5 frasi sui toscani che dovete assolutamente conoscere

Il libro di Curzio Malaparte che nel 1956 raccontò i tic di una regione certo non comune

Il libro "Maledetti Toscani"

Il libro "Maledetti Toscani"

Firenze, 24 novembre 2015 - Nel 1956 lo scrittore pratese Kurt Erich Suckert, meglio noto come Curzio Malaparte, pubblicò un libro sulla natura dei toscani, raccontandone vizi e virtù. Ecco le frasi più belle tratte dall'opera “Maledetti Toscani”. «E maggiore fortuna sarebbe se in Italia ci fossero più toscani e meno italiani». Già nell'incipit Malaparte sottolinea la peculiarità dei toscani rispetto a tutti gli altri italiani: “Se è cosa difficile essere italiano, difficilissima cosa è l'essere toscano” -si legge- “molto più che abruzzese, lombardo, romano, piemontese, napoletano, o francese, tedesco, spagnolo, inglese. E non già perché noi toscani siamo migliori o peggiori degli altri, italiani o stranieri, ma perché, grazie a Dio, siamo diversi da ogni altra nazione: per qualcosa che è in noi, nella nostra profonda natura, qualcosa di diverso da quel che gli altri hanno dentro”.

"Nel concetto dei toscani, chi non è un uomo libero è un uomo grullo" - È la Toscana ad aver preservato quell'antica e nobile tradizione “di un'Italia popolare, sfrontata e sboccata, allegra e insolente”, grazie ad un popolo che non si piega, che ha “un modo di inginocchiarsi che è piuttosto uno stare in piedi con le gambe piegate”.

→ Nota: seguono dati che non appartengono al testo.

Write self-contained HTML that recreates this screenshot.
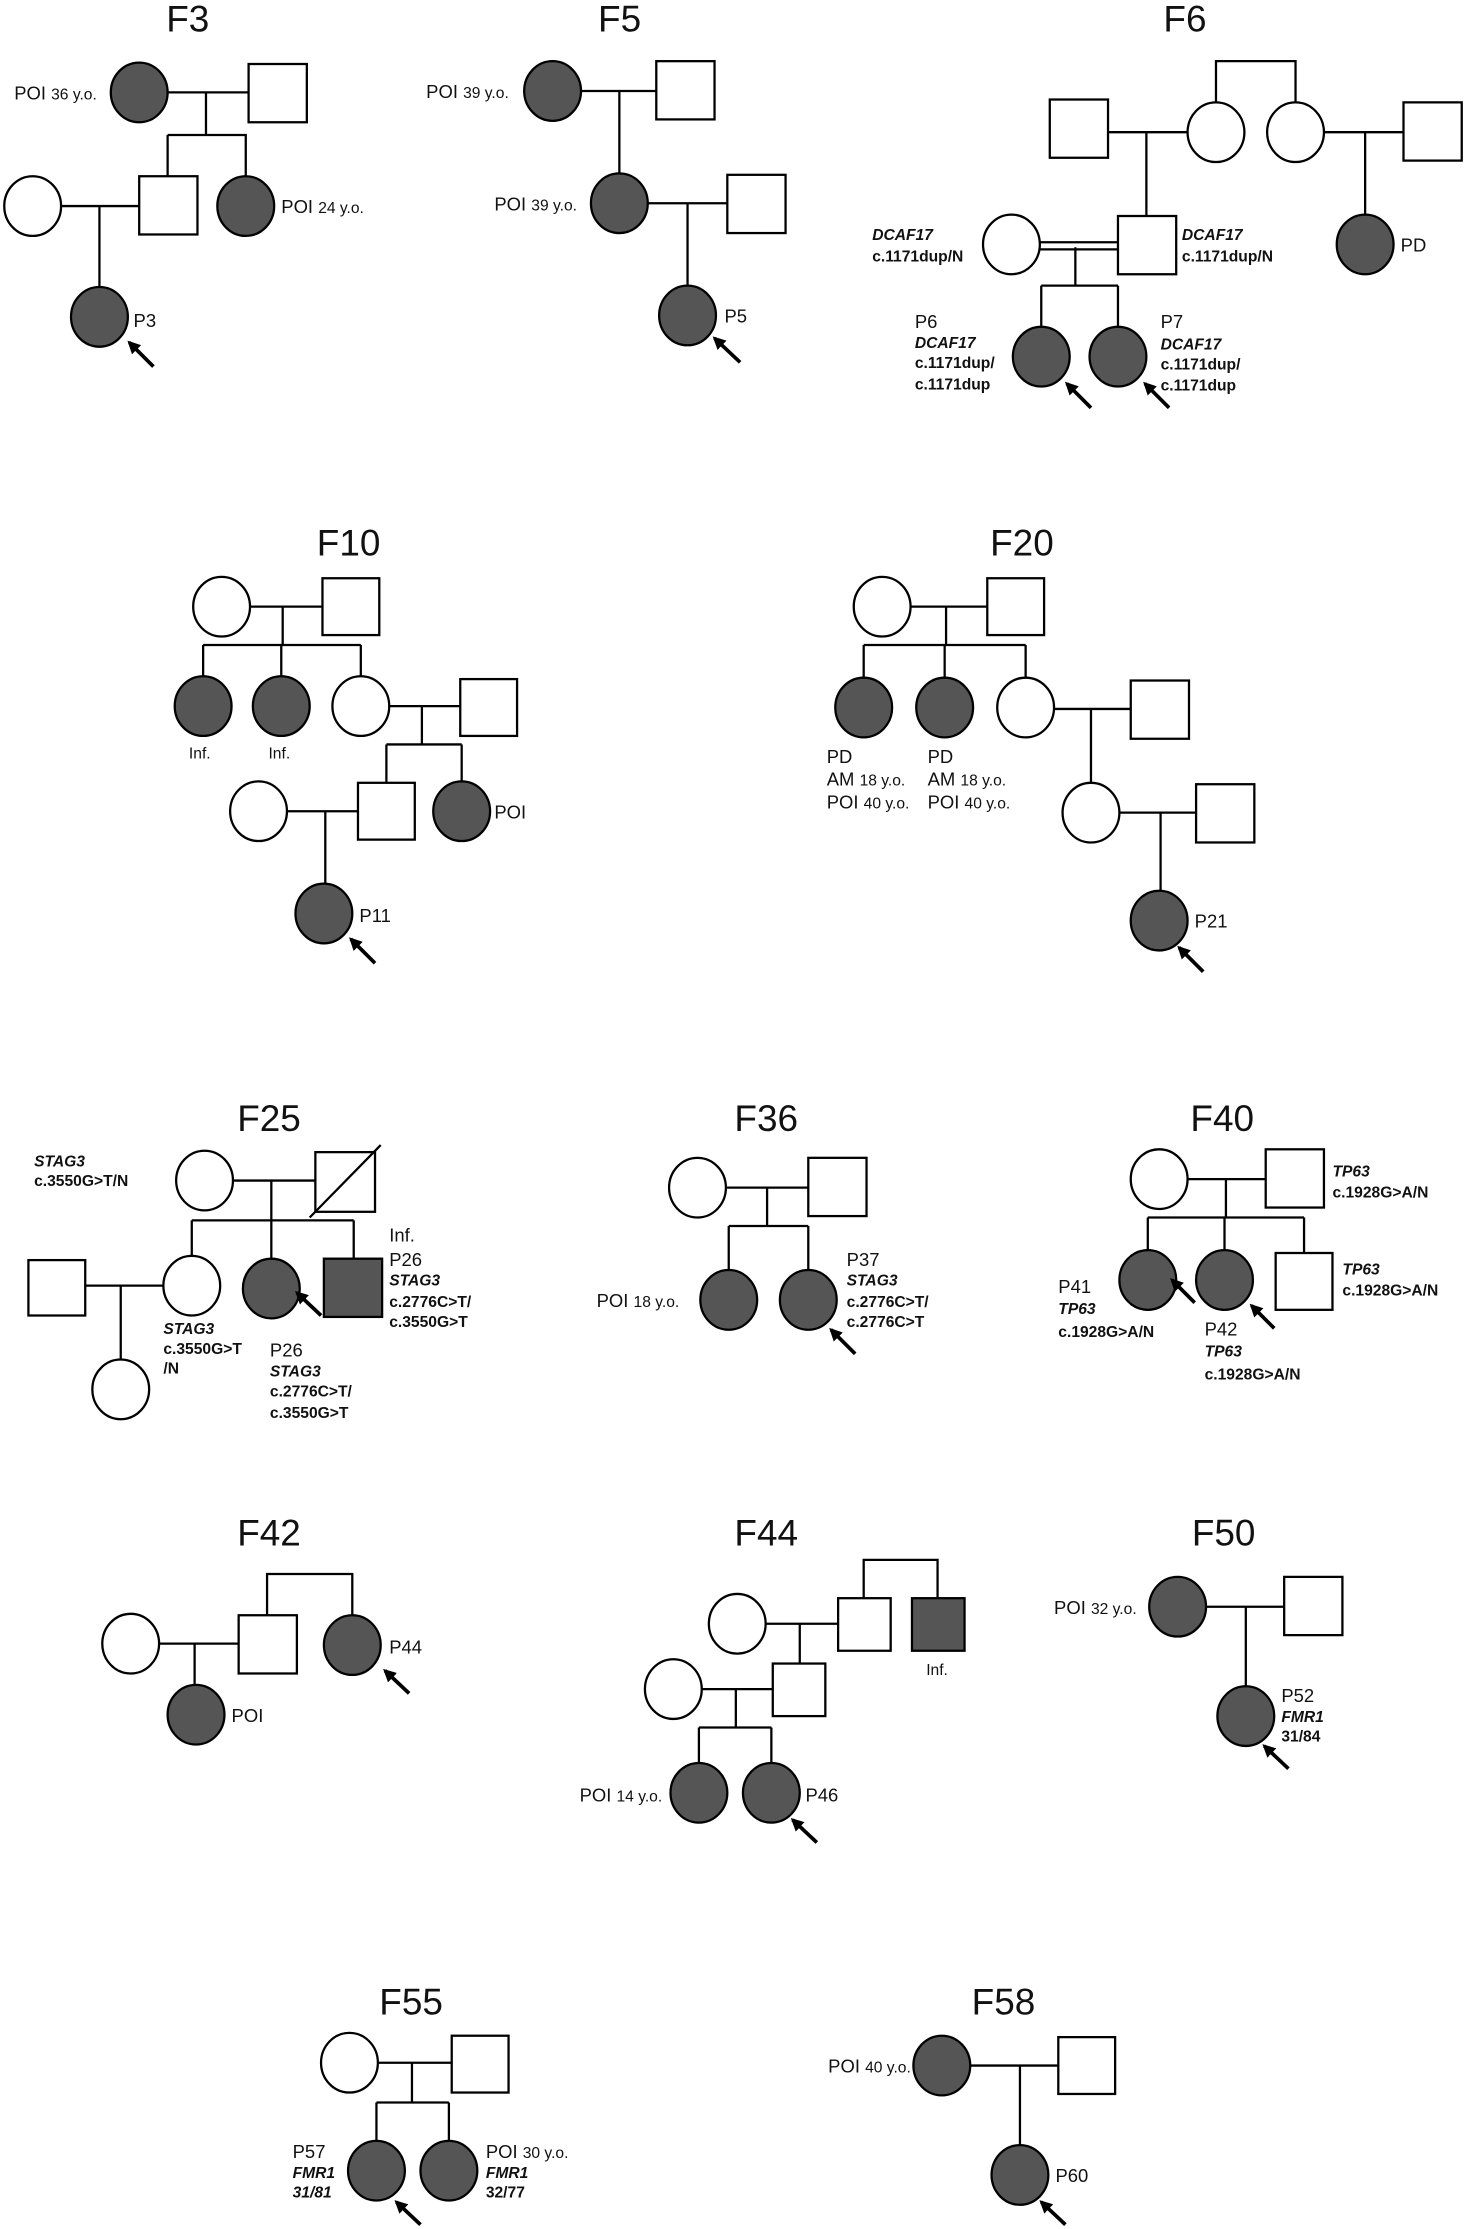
<!DOCTYPE html>
<html><head><meta charset="utf-8"><style>
html,body{margin:0;padding:0;background:#fff}
svg{display:block}
text{font-family:"Liberation Sans",Arial,sans-serif;fill:#111}
.t{font-size:26px}
.l{font-size:13px}
.s{font-size:11px}
.g{font-size:11px;font-weight:bold;font-style:italic}
.b{font-size:11px;font-weight:bold}
.f{fill:#555;stroke:#000;stroke-width:1.6}
.o{fill:#fff;stroke:#000;stroke-width:1.6}
.ln{stroke:#000;stroke-width:1.6;fill:none}
.ar{stroke:#000;stroke-width:2.6;marker-end:url(#ah)}
</style></head><body>
<svg width="1466" height="2229" viewBox="0 0 1032 1569" xmlns="http://www.w3.org/2000/svg">
<defs><marker id="ah" viewBox="0 0 10 10" refX="8" refY="5" markerWidth="3.5" markerHeight="3.5" orient="auto"><path d="M0,0 L10,5 L0,10 z" fill="#000"/></marker></defs>

<!-- F3 -->
<text class="t" x="117" y="22">F3</text>
<path class="ln" d="M118 65H175M145 65V95M118 95H173V124M118 95V124M43 145H98M70 145V203"/>
<ellipse class="f" cx="98" cy="65" rx="20" ry="21"/>
<rect class="o" x="175" y="45" width="41" height="41"/>
<rect class="o" x="98" y="124" width="41" height="41"/>
<ellipse class="f" cx="173" cy="145" rx="20" ry="21"/>
<ellipse class="o" cx="23" cy="145" rx="20" ry="21"/>
<ellipse class="f" cx="70" cy="223" rx="20" ry="21"/>
<text class="l" x="10" y="70">POI <tspan class="s">36 y.o.</tspan></text>
<text class="l" x="198" y="150">POI <tspan class="s">24 y.o.</tspan></text>
<text class="l" x="94" y="230">P3</text>
<line class="ar" x1="108" y1="258" x2="91" y2="241"/>

<!-- F5 -->
<text class="t" x="421" y="22">F5</text>
<path class="ln" d="M409 64H462M436 64V122M456 143H512M484 143V202"/>
<ellipse class="f" cx="389" cy="64" rx="20" ry="21"/>
<rect class="o" x="462" y="43" width="41" height="41"/>
<ellipse class="f" cx="436" cy="143" rx="20" ry="21"/>
<rect class="o" x="512" y="123" width="41" height="41"/>
<ellipse class="f" cx="484" cy="222" rx="20" ry="21"/>
<text class="l" x="300" y="69">POI <tspan class="s">39 y.o.</tspan></text>
<text class="l" x="348" y="148">POI <tspan class="s">39 y.o.</tspan></text>
<text class="l" x="510" y="227">P5</text>
<line class="ar" x1="521" y1="255" x2="503" y2="238"/>

<!-- F6 -->
<text class="t" x="819" y="22">F6</text>
<path class="ln" d="M780 93H836M807 93V152M856 72V43H912V72M932 93H988M961 93V152M757 174V201M733 201H787M733 201V231M787 201V231"/>
<path class="ln" d="M732 170.5H787M732 175.5H787"/>
<rect class="o" x="739" y="70" width="41" height="41"/>
<ellipse class="o" cx="856" cy="93" rx="20" ry="21"/>
<ellipse class="o" cx="912" cy="93" rx="20" ry="21"/>
<rect class="o" x="988" y="72" width="41" height="41"/>
<rect class="o" x="787" y="152" width="41" height="41"/>
<ellipse class="o" cx="712" cy="172" rx="20" ry="21"/>
<ellipse class="f" cx="961" cy="172" rx="20" ry="21"/>
<ellipse class="f" cx="733" cy="251" rx="20" ry="21"/>
<ellipse class="f" cx="787" cy="251" rx="20" ry="21"/>
<text class="g" x="614" y="169">DCAF17</text><text class="b" x="614" y="184">c.1171dup/N</text>
<text class="g" x="832" y="169">DCAF17</text><text class="b" x="832" y="184">c.1171dup/N</text>
<text class="l" x="986" y="177">PD</text>
<text class="l" x="644" y="231">P6</text><text class="g" x="644" y="245">DCAF17</text><text class="b" x="644" y="259">c.1171dup/</text><text class="b" x="644" y="274">c.1171dup</text>
<text class="l" x="817" y="231">P7</text><text class="g" x="817" y="246">DCAF17</text><text class="b" x="817" y="260">c.1171dup/</text><text class="b" x="817" y="275">c.1171dup</text>
<line class="ar" x1="768" y1="287" x2="751" y2="270"/>
<line class="ar" x1="823" y1="287" x2="806" y2="270"/>

<!-- F10 -->
<text class="t" x="223" y="391">F10</text>
<path class="ln" d="M176 427H227M199 427V454M143 454H254M143 454V476M198 454V476M254 454V476M274 497H324M297 497V524M272 524H325M272 524V551M325 524V550M202 571H252M229 571V623"/>
<ellipse class="o" cx="156" cy="427" rx="20" ry="21"/>
<rect class="o" x="227" y="407" width="40" height="40"/>
<ellipse class="f" cx="143" cy="497" rx="20" ry="21"/>
<ellipse class="f" cx="198" cy="497" rx="20" ry="21"/>
<ellipse class="o" cx="254" cy="497" rx="20" ry="21"/>
<rect class="o" x="324" y="478" width="40" height="40"/>
<rect class="o" x="252" y="551" width="40" height="40"/>
<ellipse class="f" cx="325" cy="571" rx="20" ry="21"/>
<ellipse class="o" cx="182" cy="571" rx="20" ry="21"/>
<ellipse class="f" cx="228" cy="643" rx="20" ry="21"/>
<text class="s" x="133" y="534">Inf.</text><text class="s" x="189" y="534">Inf.</text>
<text class="l" x="348" y="576">POI</text>
<text class="l" x="253" y="649">P11</text>
<line class="ar" x1="264" y1="678" x2="247" y2="661"/>

<!-- F20 -->
<text class="t" x="697" y="391">F20</text>
<path class="ln" d="M641 427H695M666 427V454M608 454H722M608 454V477M665 454V477M722 454V477M742 499H796M768 499V551M788 572H842M817 572V627"/>
<ellipse class="o" cx="621" cy="427" rx="20" ry="21"/>
<rect class="o" x="695" y="407" width="40" height="40"/>
<ellipse class="f" cx="608" cy="498" rx="20" ry="21"/>
<ellipse class="f" cx="665" cy="498" rx="20" ry="21"/>
<ellipse class="o" cx="722" cy="498" rx="20" ry="21"/>
<rect class="o" x="796" y="479" width="41" height="41"/>
<ellipse class="o" cx="768" cy="572" rx="20" ry="21"/>
<rect class="o" x="842" y="552" width="41" height="41"/>
<ellipse class="f" cx="816" cy="648" rx="20" ry="21"/>
<text class="l" x="582" y="537">PD</text><text class="l" x="582" y="553">AM <tspan class="s">18 y.o.</tspan></text><text class="l" x="582" y="569">POI <tspan class="s">40 y.o.</tspan></text>
<text class="l" x="653" y="537">PD</text><text class="l" x="653" y="553">AM <tspan class="s">18 y.o.</tspan></text><text class="l" x="653" y="569">POI <tspan class="s">40 y.o.</tspan></text>
<text class="l" x="841" y="653">P21</text>
<line class="ar" x1="847" y1="684" x2="830" y2="667"/>

<!-- F25 -->
<text class="t" x="167" y="796">F25</text>
<path class="ln" d="M164 831H222M191 831V859M135 859H249M135 859V884M191 859V886M249 859V886M60 905H115M85 905V957"/>
<ellipse class="o" cx="144" cy="831" rx="20" ry="21"/>
<rect class="o" x="222" y="811" width="42" height="42"/>
<line class="ln" x1="218" y1="857" x2="268" y2="806"/>
<ellipse class="o" cx="135" cy="905" rx="20" ry="21"/>
<ellipse class="f" cx="191" cy="907" rx="20" ry="21"/>
<rect class="f" x="228" y="886" width="41" height="41"/>
<rect class="o" x="20" y="887" width="40" height="39"/>
<ellipse class="o" cx="85" cy="978" rx="20" ry="21"/>
<text class="g" x="24" y="821">STAG3</text><text class="b" x="24" y="835">c.3550G&gt;T/N</text>
<text class="g" x="115" y="939">STAG3</text><text class="b" x="115" y="953">c.3550G&gt;T</text><text class="b" x="115" y="967">/N</text>
<text class="l" x="190" y="955">P26</text><text class="g" x="190" y="969">STAG3</text><text class="b" x="190" y="983">c.2776C&gt;T/</text><text class="b" x="190" y="998">c.3550G&gt;T</text>
<text class="l" x="274" y="874">Inf.</text><text class="l" x="274" y="891">P26</text><text class="g" x="274" y="905">STAG3</text><text class="b" x="274" y="920">c.2776C&gt;T/</text><text class="b" x="274" y="934">c.3550G&gt;T</text>
<line class="ar" x1="226" y1="926" x2="209" y2="910"/>

<!-- F36 -->
<text class="t" x="517" y="796">F36</text>
<path class="ln" d="M511 836H569M540 836V863M513 863H569M513 863V894M569 863V894"/>
<ellipse class="o" cx="491" cy="836" rx="20" ry="21"/>
<rect class="o" x="569" y="815" width="41" height="41"/>
<ellipse class="f" cx="513" cy="915" rx="20" ry="21"/>
<ellipse class="f" cx="569" cy="915" rx="20" ry="21"/>
<text class="l" x="420" y="920">POI <tspan class="s">18 y.o.</tspan></text>
<text class="l" x="596" y="891">P37</text><text class="g" x="596" y="905">STAG3</text><text class="b" x="596" y="920">c.2776C&gt;T/</text><text class="b" x="596" y="934">c.2776C&gt;T</text>
<line class="ar" x1="602" y1="953" x2="585" y2="936"/>

<!-- F40 -->
<text class="t" x="838" y="796">F40</text>
<path class="ln" d="M836 830H891M863 830V857M808 857H918M808 857V880M862 857V880M918 857V882"/>
<ellipse class="o" cx="816" cy="830" rx="20" ry="21"/>
<rect class="o" x="891" y="809" width="41" height="41"/>
<ellipse class="f" cx="808" cy="901" rx="20" ry="21"/>
<ellipse class="f" cx="862" cy="901" rx="20" ry="21"/>
<rect class="o" x="898" y="882" width="40" height="40"/>
<text class="g" x="938" y="828">TP63</text><text class="b" x="938" y="843">c.1928G&gt;A/N</text>
<text class="g" x="945" y="897">TP63</text><text class="b" x="945" y="912">c.1928G&gt;A/N</text>
<text class="l" x="745" y="910">P41</text><text class="g" x="745" y="925">TP63</text><text class="b" x="745" y="941">c.1928G&gt;A/N</text>
<text class="l" x="848" y="940">P42</text><text class="g" x="848" y="955">TP63</text><text class="b" x="848" y="971">c.1928G&gt;A/N</text>
<line class="ar" x1="841" y1="917" x2="825" y2="901"/>
<line class="ar" x1="897" y1="935" x2="881" y2="919"/>

<!-- F42 -->
<text class="t" x="167" y="1088">F42</text>
<path class="ln" d="M112 1157H168M137 1157V1187M188 1137V1108H248V1137"/>
<ellipse class="o" cx="92" cy="1157" rx="20" ry="21"/>
<rect class="o" x="168" y="1137" width="41" height="41"/>
<ellipse class="f" cx="138" cy="1207" rx="20" ry="21"/>
<ellipse class="f" cx="248" cy="1158" rx="20" ry="21"/>
<text class="l" x="163" y="1212">POI</text>
<text class="l" x="274" y="1164">P44</text>
<line class="ar" x1="288" y1="1192" x2="271" y2="1176"/>

<!-- F44 -->
<text class="t" x="517" y="1088">F44</text>
<path class="ln" d="M608 1125V1098H660V1125M539 1143H590M563 1143V1171M494 1189H544M518 1189V1216M492 1216H543M492 1216V1242M543 1216V1242"/>
<ellipse class="o" cx="519" cy="1143" rx="20" ry="21"/>
<rect class="o" x="590" y="1125" width="37" height="37"/>
<rect class="f" x="642" y="1125" width="37" height="37"/>
<ellipse class="o" cx="474" cy="1189" rx="20" ry="21"/>
<rect class="o" x="544" y="1171" width="37" height="37"/>
<ellipse class="f" cx="492" cy="1262" rx="20" ry="21"/>
<ellipse class="f" cx="543" cy="1262" rx="20" ry="21"/>
<text class="s" x="652" y="1179">Inf.</text>
<text class="l" x="408" y="1268">POI <tspan class="s">14 y.o.</tspan></text>
<text class="l" x="567" y="1268">P46</text>
<line class="ar" x1="575" y1="1297" x2="558" y2="1281"/>

<!-- F50 -->
<text class="t" x="839" y="1088">F50</text>
<path class="ln" d="M849 1131H904M877 1131V1188"/>
<ellipse class="f" cx="829" cy="1131" rx="20" ry="21"/>
<rect class="o" x="904" y="1110" width="41" height="41"/>
<ellipse class="f" cx="877" cy="1208" rx="20" ry="21"/>
<text class="l" x="742" y="1136">POI <tspan class="s">32 y.o.</tspan></text>
<text class="l" x="902" y="1198">P52</text><text class="g" x="902" y="1212">FMR1</text><text class="b" x="902" y="1226">31/84</text>
<line class="ar" x1="907" y1="1245" x2="890" y2="1229"/>

<!-- F55 -->
<text class="t" x="267" y="1418">F55</text>
<path class="ln" d="M266 1452H318M290 1452V1480M265 1480H316M265 1480V1507M316 1480V1507"/>
<ellipse class="o" cx="246" cy="1452" rx="20" ry="21"/>
<rect class="o" x="318" y="1433" width="40" height="40"/>
<ellipse class="f" cx="265" cy="1528" rx="20" ry="21"/>
<ellipse class="f" cx="316" cy="1528" rx="20" ry="21"/>
<text class="l" x="206" y="1519">P57</text><text class="g" x="206" y="1533">FMR1</text><text class="g" x="206" y="1547">31/81</text>
<text class="l" x="342" y="1519">POI <tspan class="s">30 y.o.</tspan></text><text class="g" x="342" y="1533">FMR1</text><text class="b" x="342" y="1547">32/77</text>
<line class="ar" x1="296" y1="1566" x2="279" y2="1550"/>

<!-- F58 -->
<text class="t" x="684" y="1418">F58</text>
<path class="ln" d="M683 1454H745M718 1454V1511"/>
<ellipse class="f" cx="663" cy="1454" rx="20" ry="21"/>
<rect class="o" x="745" y="1434" width="40" height="40"/>
<ellipse class="f" cx="718" cy="1531" rx="20" ry="21"/>
<text class="l" x="583" y="1459">POI <tspan class="s">40 y.o.</tspan></text>
<text class="l" x="743" y="1536">P60</text>
<line class="ar" x1="750" y1="1566" x2="733" y2="1550"/>
</svg>
</body></html>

"La Toscana era l'unico paese al mondo che fosse una “casa”. Il resto d'Italia, e Francia, Inghilterra, Spagna, Germania, erano Repubbliche, Monarchie, Imperi, non “casa”" - Chiunque si allontani dalla regione del sole conosce bene il sentimento della nostalgia, misto alla speranza di poter farvi presto ritorno: per specchiarsi, ancora una volta, nelle acque dell'Arno, “un fiume che ride” -si legge- “il solo fiume, in Italia, che ride in faccia alla gente”.

"I toscani han l'abitudine di non salutare mai per primi nessuno, nemmeno in Paradiso. E questo, anche Dio lo sa. Vedrai che ti saluterà lui, per primo" - Proverbiale è l'insolenza che sfocia quasi nella blasfemia del popolo toscano. Un popolo che non ama il giogo, tanto meno quello divino: il solo, scrive ancora Malaparte, “che non abbia paura dell'inferno, il solo che abbia con l'inferno continui e familiari rapporti”. Perché, anche quando se ne vanno all'altro mondo, è “come se andassero di là, in un'altra stanza”. Un esempio? Pensate alla scena finale del film “Amici miei”, dove il Perozzi, sul letto di morte, abbandona la vita con un'ultima, canzonatoria supercazzola rivolta al prete, giunto al capezzale del giornalista per confessarlo.

"I toscani hanno il cielo negli occhi e l'inferno in bocca" - Famoso a tutti l'uso smodato del turpiloquio da parte dei toscani. Ai quali però basta aprire una finestra per riempirsi gli occhi di smisurata bellezza: contemplando un paesaggio magico dove, conclude lo scrittore, “tutto è gentile intorno, tutto è antico e nuovo”.